14 сентября 1965 года, Краков

Дорогой Пан,

благодарю за письмо. Начиная от конкретных дел, – боюсь, что я не смогу представить редакции «Молодой гвардии» никакую новую повесть, потому что у меня ее нет. На самом деле я издал в Польше 20 томов, – но если подходить к делу реально, мои романы или уже переведены у Вас, как «Астронавты», «Магелланово Облако», «Солярис», «Возвращение со звезд», или в работе, как «Эдем», или же, как «Рукопись, найденная в ванне» или «Расследование», не имеют шансов (nota bene, что касается «Расследования», то я и не жалею об этом, потому что я недоволен этой позицией сейчас). Остальное, это сборники рассказов, из которых часть опять же переведена, а часть или в работе, как из двух последних томов («Кибериада», «Охота»), или также не имеет реальных шансов. Ясно, что также не подходят ни «Диалоги», ни «Сумма технологии», поскольку это не беллетристика. (Я еще забыл о «Непобедимом», который также уже опубликован.) Итак, можно было бы что-то поискать в сборниках рассказов («Лунная ночь», «Вторжение с Альдебарана», «Книга роботов»), что еще не переведено у Вас, но это будет наверняка или позиция слабая, а значит, непригодная для перевода, или такая, которая – по разным причинам – не сможет быть напечатана (как «Дневник»[1] из «Лунной ночи»).

Однако я не хотел бы заканчивать этим отрицательным выводом ответ на Ваше письмо, показывающее, как печалит Вас ситуация с так называемой фантастикой.

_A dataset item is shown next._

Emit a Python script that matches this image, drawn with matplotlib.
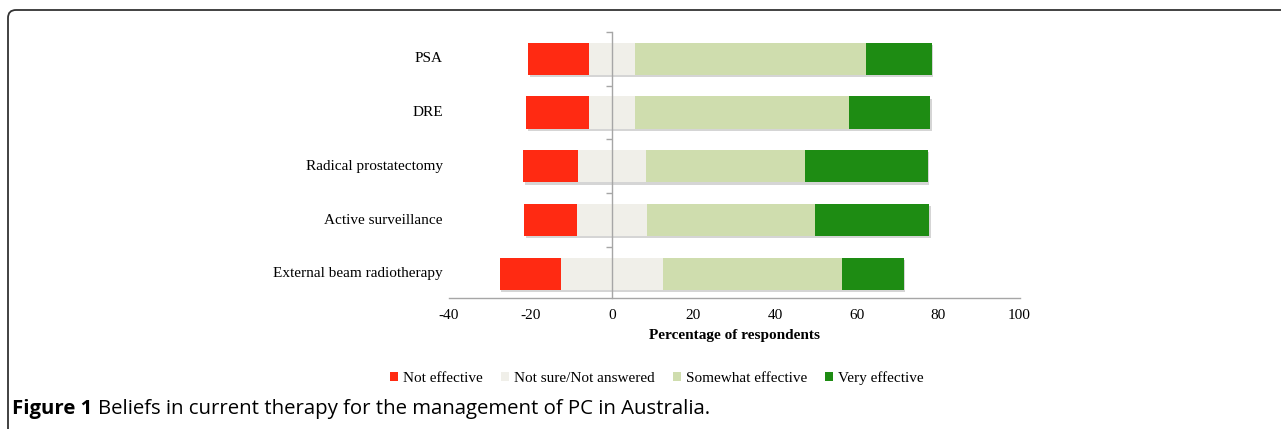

Прежде всего я хотел бы сказать Вам, что иерархия американских авторов в Вашей стране не имеет ничего общего с оценкой их в США. Так, например, у Вас высоко оценивают Брэдбери и Азимова, в качестве предшественника считая Уэллса. Тем временем в большой, насчитывающей более 1000 страниц истории американской литературы 1964 года, солидной коллективной работе, даже в алфавитном указателе вообще не фигурирует понятие «science fiction». Там обсуждают четверто- и пятеростепенных романистов XVIII или XIX века, но фамилия Брэдбери, не говоря уже об Азимове, вообще даже не упоминается. Они не обсуждают и не осуждают такое писательство с точки зрения литературы, а только и попросту тотально игнорируют существование этого направления. Как видите, ситуация и там не слишком розовая, – а ведь от ИСТОРИЧЕСКОЙ работы следовало бы требовать по крайней мере того, чтобы она подавала ФАКТЫ. Неважно, будет ли кто-либо осуждать science fiction, но лишь умственно отсталый или другой какой сумасшедший может считать, что ничего подобного вообще нет на свете и никогда не было.